● Exercise description
Find the lines of data that contain the string "matplotlib", then list them.

# start of Information supplied

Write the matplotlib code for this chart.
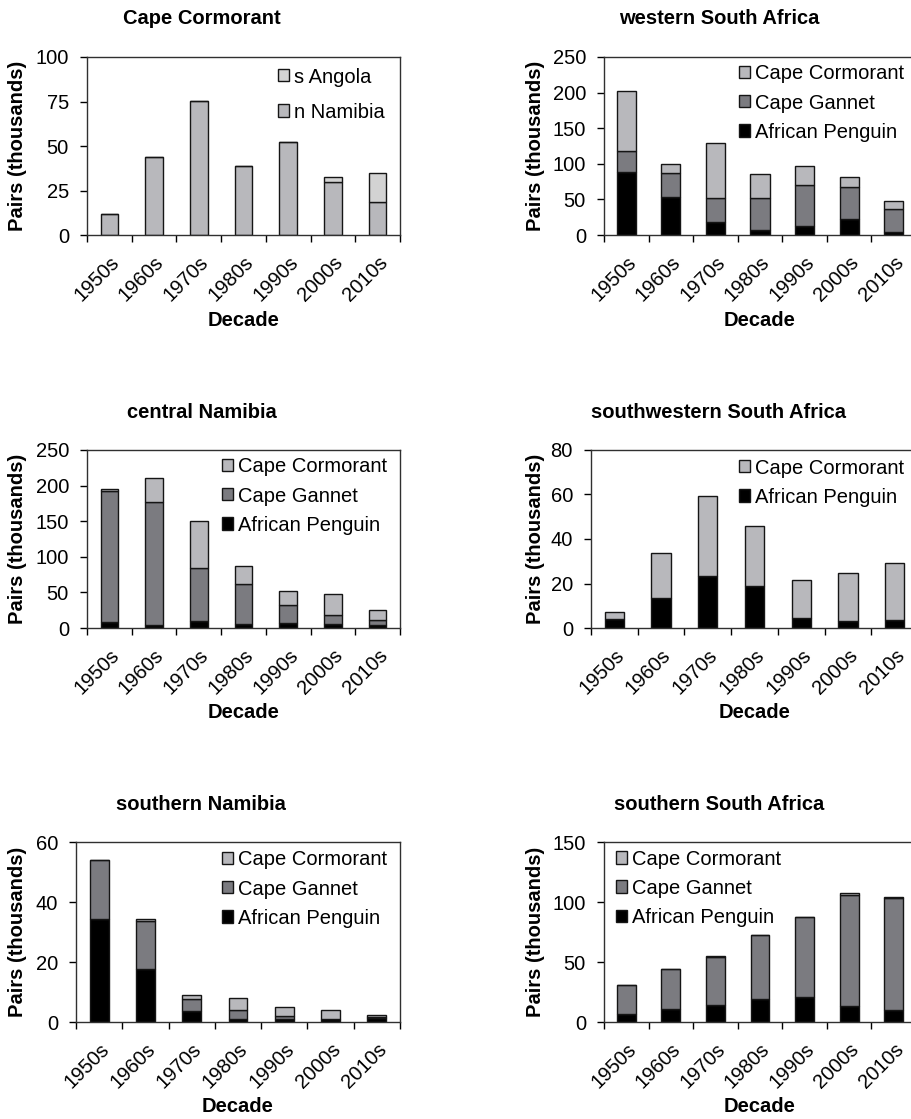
import numpy as np
import matplotlib
matplotlib.use('Agg')
import matplotlib.pyplot as plt

plt.rcParams['font.family'] = ['Liberation Sans', 'DejaVu Sans']
plt.rcParams['font.size'] = 14.5

decades = ['1950s', '1960s', '1970s', '1980s', '1990s', '2000s', '2010s']

# Cape Cormorant, by region
cc_n_namibia = [11.8, 43.6, 75.3, 38.5, 52.0, 29.9, 18.3]
cc_s_angola = [0, 0, 0, 0, 0, 2.6, 16.3]

# western South Africa
wsa_penguin = [88.3, 53.7, 18.7, 7.0, 13.1, 22.9, 3.7]
wsa_gannet = [29.9, 32.7, 33.2, 44.9, 57.0, 44.9, 32.3]
wsa_cormorant = [83.7, 12.7, 78.0, 33.1, 26.2, 13.5, 11.2]

# central Namibia
cn_penguin = [8.4, 4.7, 10.3, 5.1, 6.5, 5.1, 4.7]
cn_gannet = [184.1, 172.9, 73.8, 56.6, 25.3, 13.6, 7.0]
cn_cormorant = [3.3, 32.7, 66.4, 25.7, 19.6, 29.4, 13.5]

# southwestern South Africa
swsa_penguin = [4.0, 13.3, 23.2, 19.0, 4.5, 3.0, 3.6]
swsa_cormorant = [3.2, 20.2, 36.3, 27.0, 17.0, 21.8, 25.7]

# southern Namibia
sn_penguin = [34.4, 17.6, 3.7, 1.0, 1.1, 0.9, 1.4]
sn_gannet = [19.5, 16.0, 4.1, 3.0, 0.9, 0.1, 0.3]
sn_cormorant = [0.0, 0.8, 1.2, 3.9, 3.0, 3.0, 0.7]

# southern South Africa
ssa_penguin = [7.0, 11.1, 13.9, 18.9, 20.8, 13.0, 10.3]
ssa_gannet = [24.1, 33.3, 40.0, 53.9, 66.4, 93.1, 93.0]
ssa_cormorant = [0.0, 0.0, 1.4, 0.0, 0.0, 1.2, 1.0]

species = ['African Penguin', 'Cape Gannet', 'Cape Cormorant']

LIGHT = '#b8b8bc'
MID = '#7b7b80'
PALE = '#d3d3d3'
EDGE = '#151515'

W, H = 912, 1119
fig = plt.figure(figsize=(W / 100, H / 100), dpi=100)


def add_axes_px(left, top, right, bottom):
    return fig.add_axes([left / W, 1 - bottom / H, (right - left) / W, (bottom - top) / H])


def draw(ax, layers, names, colors, ymax, ystep, width, leg_xy, leg_space, ylab_px):
    x = np.arange(len(decades))
    base = np.zeros(len(decades))
    bars = []
    for vals, name, col in zip(layers, names, colors):
        b = ax.bar(x, vals, width, bottom=base, color=col,
                   edgecolor=EDGE, linewidth=1.0, label=name)
        base = base + np.array(vals)
        bars.append(b)

    ax.set_xlim(-0.5, len(decades) - 0.5)
    ax.set_ylim(0, ymax)
    ax.set_yticks(np.arange(0, ymax + 0.1, ystep))
    ax.set_xticks(x)
    ax.set_xticklabels(decades, rotation=45, ha='right', va='top',
                       rotation_mode='anchor')
    ax.set_xticks(np.arange(-0.5, len(decades), 1), minor=True)
    ax.tick_params(axis='x', which='major', length=0, pad=13)
    ax.tick_params(axis='x', which='minor', length=5, width=1, direction='out')
    ax.tick_params(axis='y', length=5, width=1, direction='out', pad=8)
    for s in ax.spines.values():
        s.set_color('#303030')
        s.set_linewidth(1.0)

    ax.set_xlabel('Decade', fontweight='bold')
    ax.xaxis.label.set_va('center')
    ax.xaxis.set_label_coords(0.5, -85 / ax.bbox.height)
    ax.set_ylabel('Pairs (thousands)', fontweight='bold')
    ax.yaxis.label.set_va('center')
    ax.yaxis.set_label_coords(ylab_px / ax.bbox.width, 0.5)

    ax.legend(bars[::-1], names[::-1], loc='upper left', bbox_to_anchor=leg_xy,
              frameon=False, borderpad=0, borderaxespad=0,
              handlelength=0.55, handleheight=0.55, handletextpad=0.25,
              labelspacing=leg_space, fontsize=14.5)


def title(x, y, text):
    fig.text(x / W, 1 - y / H, text, ha='center', va='center', fontweight='bold')


# Cape Cormorant
ax = add_axes_px(87, 57, 400, 235)
draw(ax, [cc_n_namibia, cc_s_angola], ['n Namibia', 's Angola'], [LIGHT, PALE],
     100, 25, 0.39, (0.61, 0.941), 0.8, -69)
title(202, 18, 'Cape Cormorant')

# western South Africa
ax = add_axes_px(604, 57, 916, 235)
draw(ax, [wsa_penguin, wsa_gannet, wsa_cormorant], species, ['black', MID, LIGHT],
     250, 50, 0.43, (0.433, 0.958), 0.5, -68)
title(719, 18, 'western South Africa')

# central Namibia
ax = add_axes_px(87, 450, 400, 628)
draw(ax, [cn_penguin, cn_gannet, cn_cormorant], species, ['black', MID, LIGHT],
     250, 50, 0.395, (0.431, 0.958), 0.5, -69)
title(202, 413, 'central Namibia')

# southwestern South Africa
ax = add_axes_px(591, 450, 918, 628)
draw(ax, [swsa_penguin, swsa_cormorant], ['African Penguin', 'Cape Cormorant'],
     ['black', LIGHT], 80, 20, 0.41, (0.453, 0.952), 0.5, -55)
title(719, 413, 'southwestern South Africa')

# southern Namibia
ax = add_axes_px(76, 842, 400, 1022)
draw(ax, [sn_penguin, sn_gannet, sn_cormorant], species, ['black', MID, LIGHT],
     60, 20, 0.41, (0.451, 0.953), 0.5, -58)
title(201, 805, 'southern Namibia')

# southern South Africa
ax = add_axes_px(604, 842, 916, 1022)
draw(ax, [ssa_penguin, ssa_gannet, ssa_cormorant], species, ['black', MID, LIGHT],
     150, 50, 0.425, (0.038, 0.958), 0.5, -68)
title(719, 805, 'southern South Africa')

fig.savefig('out.png', dpi=100)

# end of Information supplied

● Task solution
Write the matplotlib code for this chart.
import matplotlib
matplotlib.use('Agg')
import matplotlib.pyplot as plt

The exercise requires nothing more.